The TV personality is gushing over her 21-year-old daughter's moxie.
Kelly Ripa is learning from the younger generation. On Tuesday, the Live With Kelly and Ryan host spoke with ET at Variety's 2023 Power of Women event in New York City, and shared what she most admires about her and Mark Consuelos' 21-year-old daughter, Lola Consuelos.
"I am the most impressed with her ability to really speak about what she needs when she needs it," Ripa tells ET. "She unapologetically does that. ...I still am learning how to not apologize for everything all the time. And you shouldn't have to apologize for asking for what you need or what you think might make your work environment better or what may make your life easier."
The 52-year-old TV personality adds, "We need to learn to reframe our minds collectively."
Ripa is about to face some changes in her work environment when Ryan Seacrest steps down as her Live co-host on Friday, April 14, and her husband steps in as her new co-host on Monday, April 17. The show's name will then change to Live With Kelly and Mark.
In a recent interview with Variety, Ripa opened up about the ups and downs of co-hosting Live, and having to fight for what she deserved, including just having her own office.
"It was the strangest experience I've ever had in my life," she recalled. "I was told that I couldn't have an office. It didn't make a whole lot of sense, especially because there were empty offices that I could have easily occupied."
Instead, Ripa allegedly set up shop in an empty janitor's closet after her fourth year on the show. "They finally cleaned out the closet and put a desk in there for me," she told the outlet. "And so I was working in the janitor's closet with a desk so that I could have a place to put things."
When speaking to ET on Tuesday, Ripa said it wasn't the host changes that bothered her on Live so much as how those switchovers have been portrayed in the media. The TV personality has hosted the show since 2001, first with Regis Philbin, then with Michael Strahan and currently with Seacrest.
"It was really unfair on a lot of levels. It's not really the changeover, change is good for everyone. When a change happens, it's good. It's not necessarily bad," Ripa tells ET. "But it's always been portrayed as bad and evil and nefarious on the woman's part -- and that I would really love to see change."

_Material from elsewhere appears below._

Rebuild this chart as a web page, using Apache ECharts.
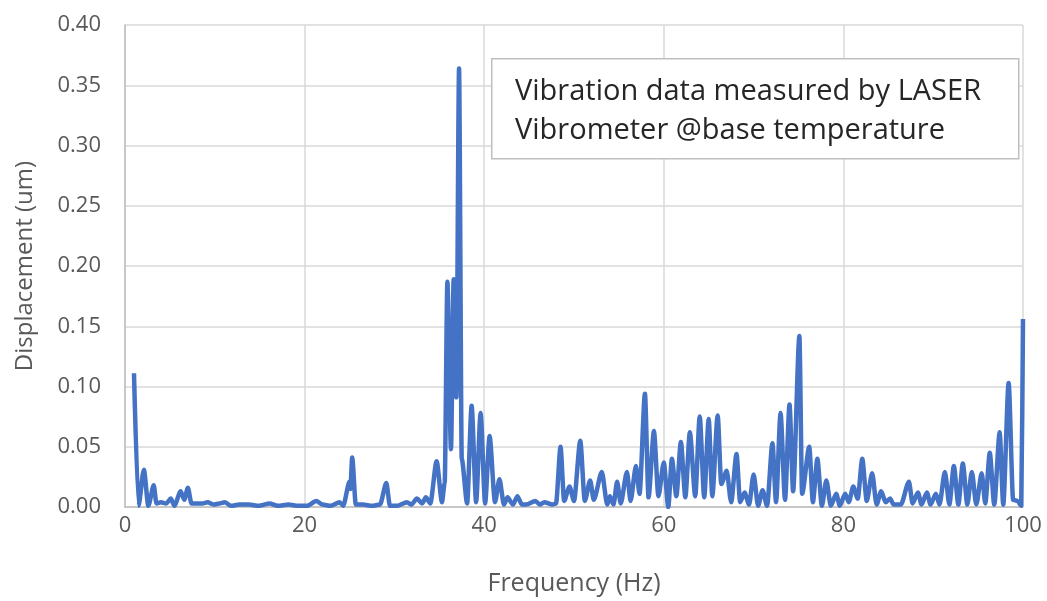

That being said, Ripa says she has lots to be grateful for these days. "I pinch myself all the time with the good fortune I've had and with the collective group of women that I've been surrounded by in my career," she gushes. "Things don't happen in entertainment overnight. They don't happen swiftly and it's really much more than me. It's really a collective, it's a group effort of women and men who advocate for women and we've been able to achieve great things together. I am benefiting from being the figurehead of our show."
She adds, "So many of my producers are here right now and I plan on acknowledging them because they are really the reason that our show has maintained the excellence that it's maintained for four decades. I've been there for longer than half that time and they are the reason why."